(Data listing)
"""

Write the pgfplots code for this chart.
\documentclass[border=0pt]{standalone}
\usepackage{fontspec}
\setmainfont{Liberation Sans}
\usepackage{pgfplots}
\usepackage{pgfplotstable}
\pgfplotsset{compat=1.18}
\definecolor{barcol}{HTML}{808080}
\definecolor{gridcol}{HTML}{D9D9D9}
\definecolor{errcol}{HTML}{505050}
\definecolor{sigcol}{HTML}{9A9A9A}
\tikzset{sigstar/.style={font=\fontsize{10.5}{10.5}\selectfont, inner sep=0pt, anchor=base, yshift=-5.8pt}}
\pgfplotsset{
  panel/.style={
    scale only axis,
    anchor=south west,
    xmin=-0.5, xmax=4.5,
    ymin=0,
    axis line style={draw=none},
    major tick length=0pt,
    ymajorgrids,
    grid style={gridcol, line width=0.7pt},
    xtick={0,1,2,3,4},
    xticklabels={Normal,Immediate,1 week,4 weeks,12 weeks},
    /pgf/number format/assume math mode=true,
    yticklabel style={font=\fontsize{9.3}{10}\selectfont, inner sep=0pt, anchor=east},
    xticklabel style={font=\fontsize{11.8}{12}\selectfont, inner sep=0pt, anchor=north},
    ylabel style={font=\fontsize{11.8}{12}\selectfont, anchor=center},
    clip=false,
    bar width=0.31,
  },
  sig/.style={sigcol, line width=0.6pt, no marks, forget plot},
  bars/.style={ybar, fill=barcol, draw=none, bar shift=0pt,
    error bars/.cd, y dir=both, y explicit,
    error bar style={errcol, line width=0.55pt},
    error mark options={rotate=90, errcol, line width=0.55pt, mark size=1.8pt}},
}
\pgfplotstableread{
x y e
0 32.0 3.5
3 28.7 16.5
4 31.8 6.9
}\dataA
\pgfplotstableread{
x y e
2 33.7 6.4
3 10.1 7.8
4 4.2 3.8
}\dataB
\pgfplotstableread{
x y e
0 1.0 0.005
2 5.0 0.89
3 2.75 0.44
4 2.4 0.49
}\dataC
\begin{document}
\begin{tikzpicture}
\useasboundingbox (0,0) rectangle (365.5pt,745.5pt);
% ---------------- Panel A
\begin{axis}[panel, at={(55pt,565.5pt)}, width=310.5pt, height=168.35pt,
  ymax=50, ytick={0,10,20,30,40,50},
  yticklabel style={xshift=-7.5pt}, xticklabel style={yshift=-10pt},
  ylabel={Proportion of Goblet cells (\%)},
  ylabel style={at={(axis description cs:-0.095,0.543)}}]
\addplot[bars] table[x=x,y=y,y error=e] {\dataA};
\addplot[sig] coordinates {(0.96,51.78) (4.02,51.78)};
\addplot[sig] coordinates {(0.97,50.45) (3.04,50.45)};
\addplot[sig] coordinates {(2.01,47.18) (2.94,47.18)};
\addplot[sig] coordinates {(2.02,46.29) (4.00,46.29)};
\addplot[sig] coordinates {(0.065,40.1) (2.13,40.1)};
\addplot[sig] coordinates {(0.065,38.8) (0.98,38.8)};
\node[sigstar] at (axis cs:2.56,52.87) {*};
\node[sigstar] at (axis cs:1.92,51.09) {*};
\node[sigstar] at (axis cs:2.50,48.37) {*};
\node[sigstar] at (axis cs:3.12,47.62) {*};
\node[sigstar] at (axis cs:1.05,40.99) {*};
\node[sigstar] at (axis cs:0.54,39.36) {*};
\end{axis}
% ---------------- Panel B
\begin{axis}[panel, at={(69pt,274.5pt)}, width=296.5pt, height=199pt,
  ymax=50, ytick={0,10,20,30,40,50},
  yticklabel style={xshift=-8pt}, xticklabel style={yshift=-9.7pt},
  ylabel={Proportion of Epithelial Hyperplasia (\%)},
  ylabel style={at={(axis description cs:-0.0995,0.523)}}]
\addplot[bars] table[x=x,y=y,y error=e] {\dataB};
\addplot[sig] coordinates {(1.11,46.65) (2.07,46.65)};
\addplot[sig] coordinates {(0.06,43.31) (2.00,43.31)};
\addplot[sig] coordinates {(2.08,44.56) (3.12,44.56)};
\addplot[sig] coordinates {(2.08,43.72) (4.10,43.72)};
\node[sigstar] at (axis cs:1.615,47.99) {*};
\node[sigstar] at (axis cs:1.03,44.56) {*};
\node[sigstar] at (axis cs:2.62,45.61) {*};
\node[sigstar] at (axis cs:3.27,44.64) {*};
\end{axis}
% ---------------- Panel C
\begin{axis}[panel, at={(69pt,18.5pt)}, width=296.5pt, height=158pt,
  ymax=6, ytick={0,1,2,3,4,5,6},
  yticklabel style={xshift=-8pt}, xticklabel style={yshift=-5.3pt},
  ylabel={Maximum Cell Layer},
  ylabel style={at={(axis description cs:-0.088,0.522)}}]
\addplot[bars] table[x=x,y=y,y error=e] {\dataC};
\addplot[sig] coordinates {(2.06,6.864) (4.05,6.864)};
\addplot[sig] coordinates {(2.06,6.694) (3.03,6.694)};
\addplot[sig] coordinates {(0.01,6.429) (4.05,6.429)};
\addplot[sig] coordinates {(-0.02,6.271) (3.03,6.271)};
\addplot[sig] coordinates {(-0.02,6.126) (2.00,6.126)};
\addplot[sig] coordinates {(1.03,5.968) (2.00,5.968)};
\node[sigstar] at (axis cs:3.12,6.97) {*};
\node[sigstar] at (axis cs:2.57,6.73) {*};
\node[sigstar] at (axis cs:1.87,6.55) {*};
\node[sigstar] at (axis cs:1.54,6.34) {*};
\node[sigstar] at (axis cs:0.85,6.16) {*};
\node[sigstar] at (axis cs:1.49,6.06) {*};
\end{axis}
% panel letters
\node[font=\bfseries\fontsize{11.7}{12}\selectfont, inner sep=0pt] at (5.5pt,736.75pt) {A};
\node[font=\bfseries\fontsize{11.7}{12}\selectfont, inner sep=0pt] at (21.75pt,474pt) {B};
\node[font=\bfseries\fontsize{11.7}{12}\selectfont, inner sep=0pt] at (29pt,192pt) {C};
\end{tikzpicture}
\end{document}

"""
"""

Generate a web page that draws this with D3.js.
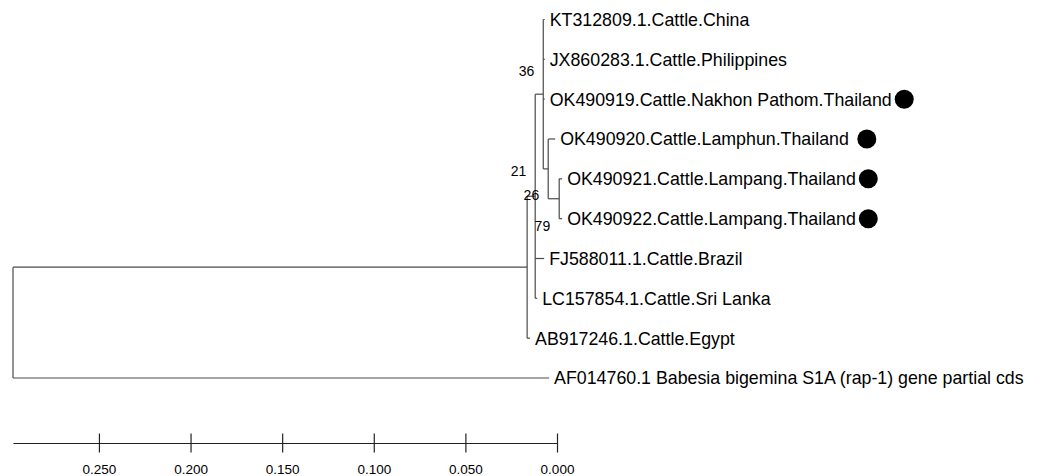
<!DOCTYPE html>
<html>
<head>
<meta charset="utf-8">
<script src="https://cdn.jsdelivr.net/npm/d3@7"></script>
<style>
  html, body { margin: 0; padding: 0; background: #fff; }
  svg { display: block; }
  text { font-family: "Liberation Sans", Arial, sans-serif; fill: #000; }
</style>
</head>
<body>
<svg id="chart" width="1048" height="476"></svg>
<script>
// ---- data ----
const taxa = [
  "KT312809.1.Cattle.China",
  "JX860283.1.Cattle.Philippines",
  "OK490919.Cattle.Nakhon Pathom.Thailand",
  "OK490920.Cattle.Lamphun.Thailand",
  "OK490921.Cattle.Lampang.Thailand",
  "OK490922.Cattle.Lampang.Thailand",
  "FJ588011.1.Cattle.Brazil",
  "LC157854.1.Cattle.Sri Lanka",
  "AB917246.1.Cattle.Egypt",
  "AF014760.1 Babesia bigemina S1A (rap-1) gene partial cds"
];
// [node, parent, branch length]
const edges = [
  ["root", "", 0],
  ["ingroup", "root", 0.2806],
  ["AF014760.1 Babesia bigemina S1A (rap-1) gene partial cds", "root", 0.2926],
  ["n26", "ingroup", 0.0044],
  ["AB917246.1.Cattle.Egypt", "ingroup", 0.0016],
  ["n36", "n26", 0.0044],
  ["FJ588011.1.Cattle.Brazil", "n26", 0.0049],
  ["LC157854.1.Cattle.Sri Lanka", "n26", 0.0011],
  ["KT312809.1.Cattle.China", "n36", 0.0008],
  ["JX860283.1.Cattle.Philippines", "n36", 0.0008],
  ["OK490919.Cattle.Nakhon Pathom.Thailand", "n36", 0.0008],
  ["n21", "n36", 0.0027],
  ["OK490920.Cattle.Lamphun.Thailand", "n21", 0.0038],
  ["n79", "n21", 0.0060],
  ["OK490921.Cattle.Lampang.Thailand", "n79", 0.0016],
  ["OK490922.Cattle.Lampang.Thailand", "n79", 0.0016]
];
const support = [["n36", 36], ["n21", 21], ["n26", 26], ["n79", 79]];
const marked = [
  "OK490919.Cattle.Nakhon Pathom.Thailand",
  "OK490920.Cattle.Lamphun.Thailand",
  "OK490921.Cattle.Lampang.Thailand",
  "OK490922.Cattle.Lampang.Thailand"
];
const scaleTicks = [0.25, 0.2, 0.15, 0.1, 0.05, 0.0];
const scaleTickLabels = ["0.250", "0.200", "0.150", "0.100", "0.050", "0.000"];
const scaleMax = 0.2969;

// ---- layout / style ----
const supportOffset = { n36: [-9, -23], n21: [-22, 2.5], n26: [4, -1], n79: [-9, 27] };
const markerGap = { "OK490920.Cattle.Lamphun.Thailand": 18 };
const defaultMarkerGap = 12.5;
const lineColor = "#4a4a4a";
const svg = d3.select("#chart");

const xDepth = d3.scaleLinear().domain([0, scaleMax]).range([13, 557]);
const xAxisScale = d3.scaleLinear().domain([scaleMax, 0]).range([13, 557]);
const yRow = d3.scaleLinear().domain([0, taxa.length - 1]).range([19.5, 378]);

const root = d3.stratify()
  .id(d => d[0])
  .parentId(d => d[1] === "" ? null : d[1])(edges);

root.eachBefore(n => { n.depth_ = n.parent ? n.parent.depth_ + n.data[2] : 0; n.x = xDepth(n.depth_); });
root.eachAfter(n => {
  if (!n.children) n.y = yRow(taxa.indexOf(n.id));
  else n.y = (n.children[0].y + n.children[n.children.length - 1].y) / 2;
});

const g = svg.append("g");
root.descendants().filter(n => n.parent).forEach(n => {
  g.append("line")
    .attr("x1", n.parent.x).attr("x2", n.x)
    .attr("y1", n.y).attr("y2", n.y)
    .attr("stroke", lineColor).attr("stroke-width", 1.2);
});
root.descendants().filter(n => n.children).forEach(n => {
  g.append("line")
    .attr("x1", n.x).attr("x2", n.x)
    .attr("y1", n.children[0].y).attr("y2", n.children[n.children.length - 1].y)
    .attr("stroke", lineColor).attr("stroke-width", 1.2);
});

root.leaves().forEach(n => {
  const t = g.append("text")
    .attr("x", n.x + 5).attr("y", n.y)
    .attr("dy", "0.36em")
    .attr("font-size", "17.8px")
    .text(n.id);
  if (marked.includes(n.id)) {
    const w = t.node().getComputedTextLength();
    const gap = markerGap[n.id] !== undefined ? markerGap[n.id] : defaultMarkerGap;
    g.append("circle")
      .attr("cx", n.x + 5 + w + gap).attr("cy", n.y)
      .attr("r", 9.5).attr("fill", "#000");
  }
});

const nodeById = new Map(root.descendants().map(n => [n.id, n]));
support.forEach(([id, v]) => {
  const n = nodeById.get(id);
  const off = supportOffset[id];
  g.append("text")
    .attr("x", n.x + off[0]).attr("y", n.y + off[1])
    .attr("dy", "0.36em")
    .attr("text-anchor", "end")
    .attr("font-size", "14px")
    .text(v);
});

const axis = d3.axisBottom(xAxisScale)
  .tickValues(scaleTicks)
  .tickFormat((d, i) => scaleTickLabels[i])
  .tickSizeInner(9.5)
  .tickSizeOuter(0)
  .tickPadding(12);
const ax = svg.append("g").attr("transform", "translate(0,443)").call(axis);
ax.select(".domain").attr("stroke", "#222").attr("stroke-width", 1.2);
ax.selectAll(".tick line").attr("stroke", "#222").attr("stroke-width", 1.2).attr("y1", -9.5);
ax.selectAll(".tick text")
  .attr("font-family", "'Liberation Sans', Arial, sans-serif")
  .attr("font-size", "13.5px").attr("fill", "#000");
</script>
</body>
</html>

"""

Given problem
Search the entries for "this" and copy out each line that has it.

Solution to the problem
Write the pgfplots code for this chart.
Generate a web page that draws this with D3.js.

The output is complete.